TASK [infra.ee_utilities.ee_builder : Run the Ansible Builder Program] *********
... lines omitted ...
"module_args": {
            "_raw_params": "ansible-builder build -f\n  ./execution_environment.yml\n  -t cee-terraform-rhel8-eev3 --container-runtime=podman\n   --prune-images          --verbosity 2\n"
... lines omitted ...
"stdout_lines": [
        "Running command:",
        "  podman build -f context/Containerfile -t cee-terraform-rhel8-eev3 context",
        "...showing last 20 lines of output...",
... lines omitted ...
"+ /usr/bin/dnf install -y bind-utils dnf gcc krb5-devel libcurl-devel libssh-devel libxml2-devel make openssl-devel python3-devel python3-jmespath python3-lxml python3-netaddr python3-rpm python38-Cython python38-devel python38-lxml python38-pytz python38-pyyaml python38-requests python39-devel unzip wget",
        "/output/scripts/assemble: line 75: /usr/bin/dnf: No such file or directory",
        "Error: building at STEP \"RUN /output/scripts/assemble\": while running runtime: exit status 127"

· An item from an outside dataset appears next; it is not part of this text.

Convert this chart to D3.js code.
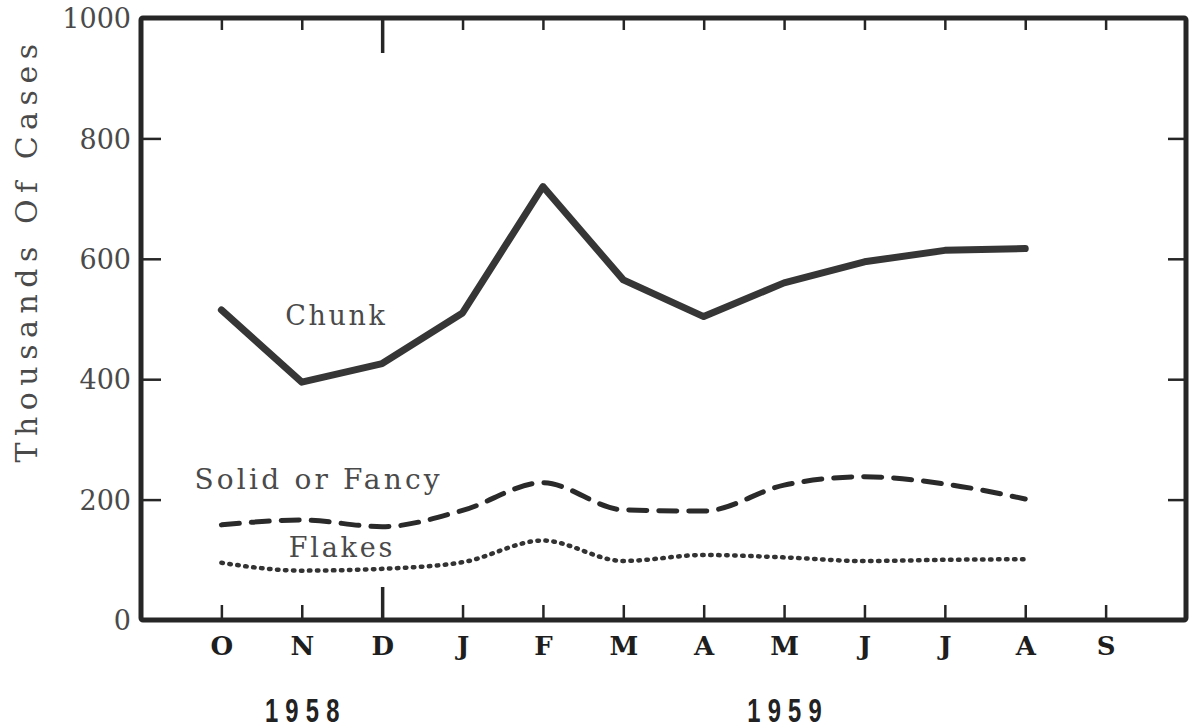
<!DOCTYPE html>
<html><head><meta charset="utf-8">
<script src="https://cdn.jsdelivr.net/npm/d3@7"></script>
<style>body{margin:0;background:#fff}svg{display:block}</style>
</head><body>
<svg id="c" width="1193" height="728"></svg>
<script>
const monthLabels = ["O","N","D","J","F","M","A","M","J","J","A","S"];
const yTicks = [0,200,400,600,800,1000];
const chunk  = [515, 395, 426, 510, 720, 565, 504, 560, 595, 614, 617];
const solid  = [158, 166, 155, 182, 228, 183, 181, 224, 238, 226, 201];
const flakes = [95, 82, 85, 96, 132, 98, 108, 104, 98, 100, 101];
const years = [{label:"1958", at:1}, {label:"1959", at:7}];
const seriesLabels = [
  {text:"Chunk", i:1.43, v:490, fs:27, ls:2.6},
  {text:"Solid or Fancy", i:1.21, v:217, fs:28, ls:3.2},
  {text:"Flakes", i:1.5, v:104, fs:27, ls:2.8}
];

const svg = d3.select("#c");
const L=141, R=1186, T=18, B=620;
const x = d3.scalePoint().domain(d3.range(monthLabels.length)).range([L,R]).padding(1);
const y = d3.scaleLinear().domain([0,1000]).range([B,T]);
const ink = "#262626";
const serif = "'DejaVu Serif', 'Liberation Serif', serif";

// bottom axis
const gb = svg.append("g").attr("transform",`translate(0,${B})`)
  .call(d3.axisBottom(x).tickSizeInner(-15).tickSizeOuter(0).tickPadding(17).tickFormat(i=>monthLabels[i]));
gb.select(".domain").remove();
gb.selectAll(".tick line").attr("stroke",ink).attr("stroke-width",2.5).filter(d=>d===2).attr("y2",-33).attr("stroke-width",3.5);
gb.selectAll(".tick text").attr("fill","#1e1e1e").style("font-family",serif).style("font-weight","bold").style("font-size","26px");

// top axis
const gt = svg.append("g").attr("transform",`translate(0,${T})`)
  .call(d3.axisTop(x).tickSizeInner(-12).tickSizeOuter(0).tickFormat(""));
gt.select(".domain").remove();
gt.selectAll(".tick line").attr("stroke",ink).attr("stroke-width",2.5).filter(d=>d===2).attr("y2",35).attr("stroke-width",3.5);

// left axis
const gl = svg.append("g").attr("transform",`translate(${L},0)`)
  .call(d3.axisLeft(y).tickValues(yTicks).tickFormat(d3.format("d")).tickSizeInner(-20).tickSizeOuter(0).tickPadding(10));
gl.select(".domain").remove();
gl.selectAll(".tick line").attr("stroke",ink).attr("stroke-width",2.5).filter(d=>d===0||d===1000).remove();
gl.selectAll(".tick text").attr("fill","#4a4a4a").style("font-family",serif).style("font-size","27px").attr("dy","0.36em");

// right axis
const gr = svg.append("g").attr("transform",`translate(${R},0)`)
  .call(d3.axisRight(y).tickValues([200,400,600,800]).tickSizeInner(-18).tickSizeOuter(0).tickFormat(""));
gr.select(".domain").remove();
gr.selectAll(".tick line").attr("stroke",ink).attr("stroke-width",2.5);

// frame
svg.append("rect").attr("x",L).attr("y",T).attr("width",R-L).attr("height",B-T)
  .attr("fill","none").attr("stroke",ink).attr("stroke-width",5).attr("rx",2);

// lines
const line = d3.line().x((d,i)=>x(i)).y(d=>y(d));
svg.append("path").datum(chunk).attr("d",line).attr("fill","none")
  .attr("stroke","#363636").attr("stroke-width",7).attr("stroke-linejoin","round").attr("stroke-linecap","round");
const curved = d3.line().x((d,i)=>x(i)).y(d=>y(d)).curve(d3.curveMonotoneX);
svg.append("path").datum(solid).attr("d",curved).attr("fill","none")
  .attr("stroke","#2a2a2a").attr("stroke-width",5).attr("stroke-dasharray","18 12").attr("stroke-linecap","round");
svg.append("path").datum(flakes).attr("d",curved).attr("fill","none")
  .attr("stroke","#333").attr("stroke-width",4.5).attr("stroke-dasharray","1.5 6.5").attr("stroke-linecap","round");

// series labels
svg.selectAll(".sl").data(seriesLabels).join("text").attr("class","sl")
  .attr("x",d=>x(0)+(x(1)-x(0))*d.i).attr("y",d=>y(d.v))
  .attr("text-anchor","middle").attr("fill","#4a4a4a")
  .style("font-family",serif).style("font-size",d=>d.fs+"px").style("letter-spacing",d=>d.ls+"px")
  .text(d=>d.text);

// y title
svg.append("text").attr("transform",`translate(37,250) rotate(-90)`)
  .attr("text-anchor","middle").attr("fill","#4a4a4a")
  .style("font-family",serif).style("font-size","30px").style("letter-spacing","6.5px")
  .text("Thousands Of Cases");

// years
svg.selectAll(".yr").data(years).join("text").attr("class","yr")
  .attr("transform",d=>`translate(${x(d.at)+4},722) scale(0.72,1)`)
  .attr("text-anchor","middle").attr("fill","#222")
  .style("font-family","'Liberation Sans','DejaVu Sans',sans-serif")
  .style("font-weight","bold").style("font-size","33px").style("letter-spacing","10px")
  .text(d=>d.label);
</script>
</body></html>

My understanding is that this dnf command is being run either in the builder container or, the target-container whose base is ee-supported. Either way, if the natural disposition of the process is to use /usr/bin/dnf, I find it curious that tool cannot be found in those two OOTB images. this makes me feel my assumptions are not correct about the build-context.

erikhjensen commented 1 year ago

As per: https://www.ansible.com/blog/unlocking-efficiency-harnessing-the-capabilities-of-ansible-builder-3.0

The microdnf package manager can configured in the execution-environment definition

options: package_manager_path: /usr/bin/microdnf